Game Artists and Their Impact on the Creation of Virtual Worlds
When thinking about video games, the average person tends to think about gameplay, narratives, difficulty levels, or the rush of competition. However, before any gameplay mechanic exists, before any narrative has been put down on paper in the form of the first line of dialog, and well before any players are thrust into the world, game artists have laid out the parameters for that world. They are the ones who provide the groundwork necessary for worldbuilding itself, and without them, there would be no world to explore, only blueprints and empty space.
What players may never realize, on the other hand, is that the role of game artists goes beyond just the creation of pretty environments and characters. It goes into psychology, architecture, and pictorial storytelling. It is problem-solving within technical limitations and can be seen as craftsmanship that blends art and engineering in ways that are difficult for casual observers to distinguish.
The Invisible Blueprint Behind Every Scene
Before a player loads into a lush forest, a neon-soaked city, or a cosy village, game artists have already spent countless hours defining how that world should feel. Not look. Feel. Good art direction is not only aesthetic. It is emotional engineering. Artists use colour to influence mood, light, and shadow to communicate safety or danger, and environmental storytelling to guide players without a single hint or pop-up.
What is surprising is how deeply psychological the process is. Want a space to feel lonely? Desaturate the palette and widen the empty areas. Want players to feel tension? Tighten corridors, dim the lighting, increase angles. Want exploration to feel rewarding? Use contrast and focal points to pull the eye forward. When players say a game feels right, it is almost always because an artist made deliberate choices that remain completely invisible.

Why Game Art Is a Collaboration, Not a Solo Act?
Another reality often misunderstood is that game artists do not work alone. Character artists rely on concept art. Tech game artists coordinate with programmers. Environment artists sync with level designers. UI artists work closely with user-experience testers. Creating a game is not a solo art project. It is a communication network.
This collaboration matters even more as games become more complex. Every asset must fit technical limitations, memory budgets, gameplay needs, and performance targets. A beautiful tree does not matter if it causes frame-rate drops. A realistic character model is pointless if it cannot animate properly. Game artists constantly balance ambition with feasibility, and that tension shapes the worlds players fall in love with.
This cross-disciplinary mindset even shows up in other entertainment spaces. Everything from virtual casinos to mobile games borrows the same psychological principles. You can see this clearly in online slots where artists design symbols, transitions, and background scenes that guide player attention while still meeting strict functional limits, and that influence is a reminder of how game-art thinking spreads far beyond traditional gaming.
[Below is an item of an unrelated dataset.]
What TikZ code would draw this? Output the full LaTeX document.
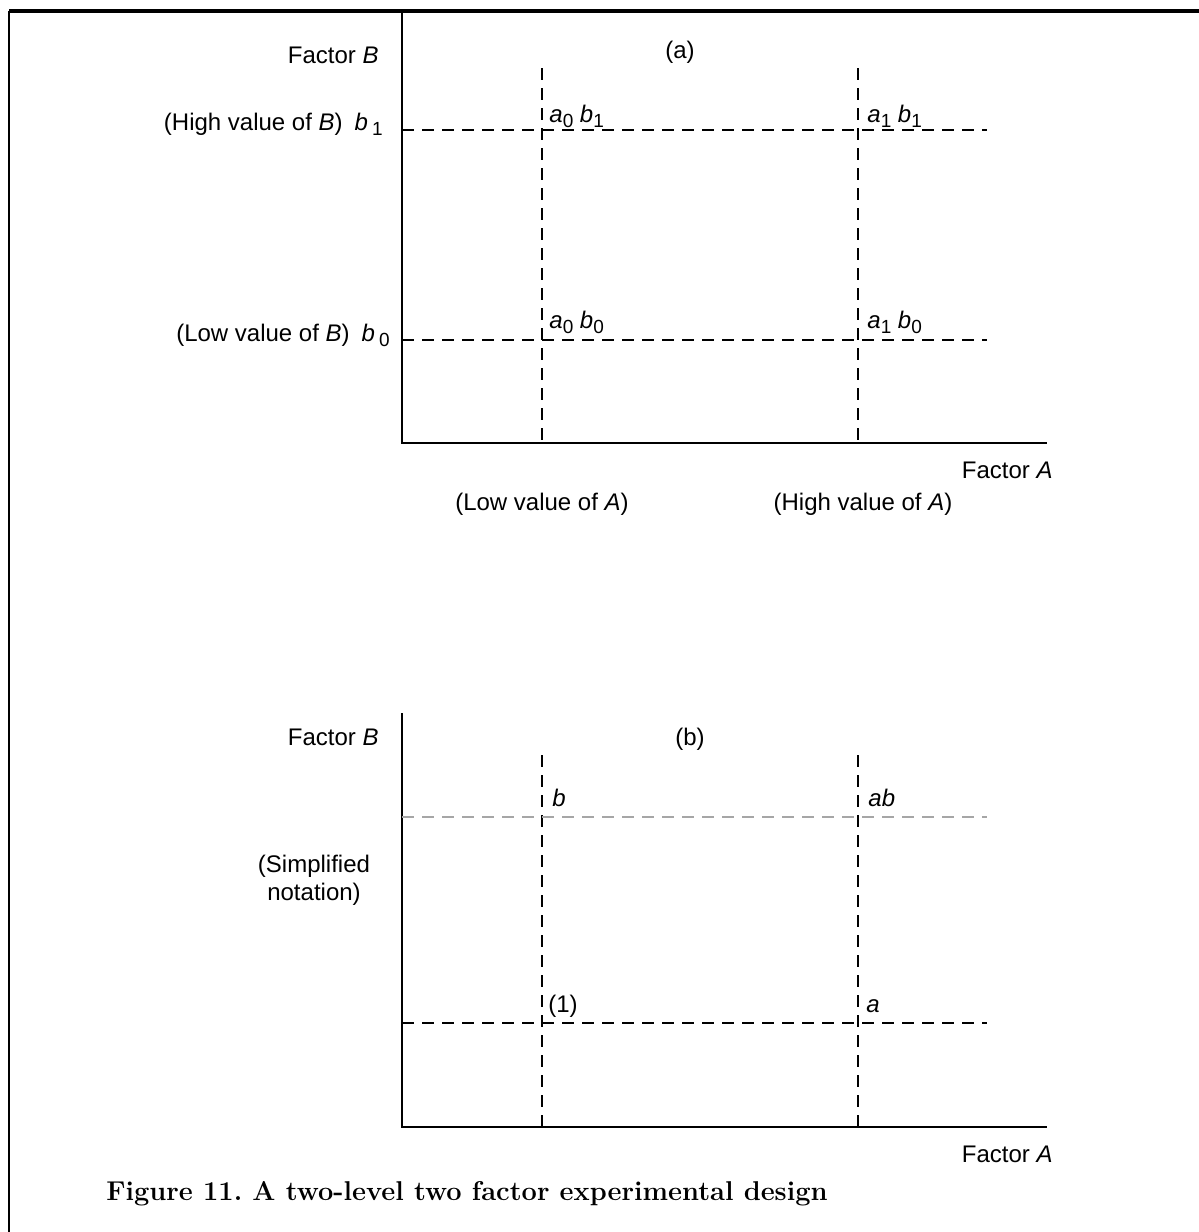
\documentclass[tikz,border=0pt]{standalone}
\usepackage{fontspec}
\setsansfont{Liberation Sans}
\usetikzlibrary{positioning}
\newcommand{\lowidx}[1]{\raisebox{-2.6pt}{\fontsize{9.5}{11}\selectfont #1}}

\begin{document}
\begin{tikzpicture}[
    x=0.5pt, y=-0.5pt, % one unit = one pixel of the scan
    axis/.style={line width=0.9pt},
    grid/.style={dash pattern=on 6pt off 4pt, line width=0.6pt},
    lbl/.style={font=\sffamily\fontsize{12}{14}\selectfont, inner sep=0pt},
    caption/.style={font=\bfseries\fontsize{13.6}{15}\selectfont, inner sep=0pt}
]
\useasboundingbox (0,0) rectangle (1199,1232);

% frame
\coordinate (tl) at (9,11);
\coordinate (tr) at (1199,11);
\coordinate (bl) at (9,1232);
\draw[line width=2pt] (tl) -- (tr);
\draw[line width=1pt] (tl) -- (bl);

% ---- panel (a)
\coordinate (ytopA) at (402,11);
\coordinate (xendA) at (1047,443);
\draw[axis] (ytopA) |- (xendA);
\foreach \x/\n in {542/lo, 858/hi} {
    \coordinate (\n At) at (\x,68);
    \coordinate (\n Ab) at (\x,443);
    \draw[grid] (\n At) -- (\n Ab);
}
\foreach \y/\n in {130/hi, 340/lo} {
    \coordinate (\n Bl) at (402,\y);
    \coordinate (\n Br) at (987,\y);
    \draw[grid] (\n Bl) -- (\n Br);
}

\node[lbl, anchor=base east] (facBa) at (379,63) {Factor \textit{B}};
\node[lbl, anchor=base] (tagA) at (680,58) {(a)};
\node[lbl, anchor=base east] (hiB) at (383,130) {(High value of \textit{B})\enspace\textit{b}\,\lowidx{1}};
\node[lbl, anchor=base east] (loB) at (390,341) {(Low value of \textit{B})\enspace\textit{b}\,\lowidx{0}};
\node[lbl, anchor=base west] (a0b1) at (549,122) {\textit{a}\lowidx{0}\;\textit{b}\lowidx{1}};
\node[lbl, anchor=base west] (a1b1) at (867,122) {\textit{a}\lowidx{1}\;\textit{b}\lowidx{1}};
\node[lbl, anchor=base west] (a0b0) at (549,328) {\textit{a}\lowidx{0}\;\textit{b}\lowidx{0}};
\node[lbl, anchor=base west] (a1b0) at (867,328) {\textit{a}\lowidx{1}\;\textit{b}\lowidx{0}};
\node[lbl, anchor=base east] (facAa) at (1053,478) {Factor \textit{A}};
\node[lbl, anchor=base] (loA) at (542,510) {(Low value of \textit{A})};
\node[lbl, anchor=base] (hiA) at (863,510) {(High value of \textit{A})};

% ---- panel (b)
\coordinate (ytopB) at (402,713);
\coordinate (xendB) at (1047,1127);
\draw[axis] (ytopB) |- (xendB);
\foreach \x/\n in {542/lo, 858/hi} {
    \coordinate (\n Bt) at (\x,755);
    \coordinate (\n Bb) at (\x,1127);
    \draw[grid] (\n Bt) -- (\n Bb);
}
\coordinate (topl) at (402,817);
\coordinate (topr) at (987,817);
\draw[grid, gray!70] (topl) -- (topr);
\coordinate (botl) at (402,1023);
\coordinate (botr) at (987,1023);
\draw[grid] (botl) -- (botr);

\node[lbl, anchor=base east] (facBb) at (379,745) {Factor \textit{B}};
\node[lbl, anchor=base] (tagB) at (690,745) {(b)};
\node[lbl, align=center] (simp) at (314,880) {(Simplified\\notation)};
\node[lbl, anchor=base west] (nb) at (552,806) {\textit{b}};
\node[lbl, anchor=base west] (nab) at (868,806) {\textit{ab}};
\node[lbl, anchor=base west] (n1) at (548,1012) {(1)};
\node[lbl, anchor=base west] (na) at (866,1012) {\textit{a}};
\node[lbl, anchor=base east] (facAb) at (1053,1162) {Factor \textit{A}};

\node[caption, anchor=base west] (cap) at (106,1200) {\frenchspacing Figure 11. A two-level two factor experimental design};

\end{tikzpicture}
\end{document}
What Game Artists Know That Players Never Notice?
If you ask veteran artists what players rarely see, their answers reveal just how much goes on behind the curtain.
1. Most art is designed to be felt, not studied
Players look at assets for split seconds. Artists design for emotion, not inspection.
2. Good composition shapes movement
Environmental art guides players like a silent tour guide. Bright doorways, contrast, and silhouette choices direct flow without anyone noticing.
3. Constraints force creativity
Many iconic art styles, such as cel-shading or pixel art, originated from hardware limits, not unlimited creativity.
4. The camera is part of the artwork
Artists spend enormous time adjusting framing, angles, and focal depth because the camera defies what the player actually sees.
5. Nothing is final on the first try
Game art goes through endless iterations as teams refine performance, readability, and narrative cohesion.
How Do Game Artists Shape the Experience Without a Word?
Every visual element serves a purpose. Colors shape mood. Shapes indicate threat or safety. Texture density improves or harms readability. Lighting directs focus. Even UI elements can change how overwhelmed or comfortable a player feels.
The remarkable thing is that game art communicates without speaking. It tells stories, suggests cultures, hints at histories, and creates emotional tone before a character ever says a word. When a world feels unforgettable, it is almost always because an artist designed it to linger.

The Future of Game Artists’ Careers
“What happens next is that the role of the artist will change in relationship to tools as those tools evolve. So artificial intelligence will advance prototyping, and yet human judgment and human instincts continue to be vital. Game artists are now becoming more and more like what you might call Directors of Style, Directors of Atmosphere, and Problem-Solvers in Technology. Worlds in games will get bigger and more detailed, and yet at core, it all starts with an artist conceptualizing something that didn’t exist before.”
Virtual worlds exist because artists create their foundations. Everything else, from mechanics to story to code, is built on that first spark of imagination.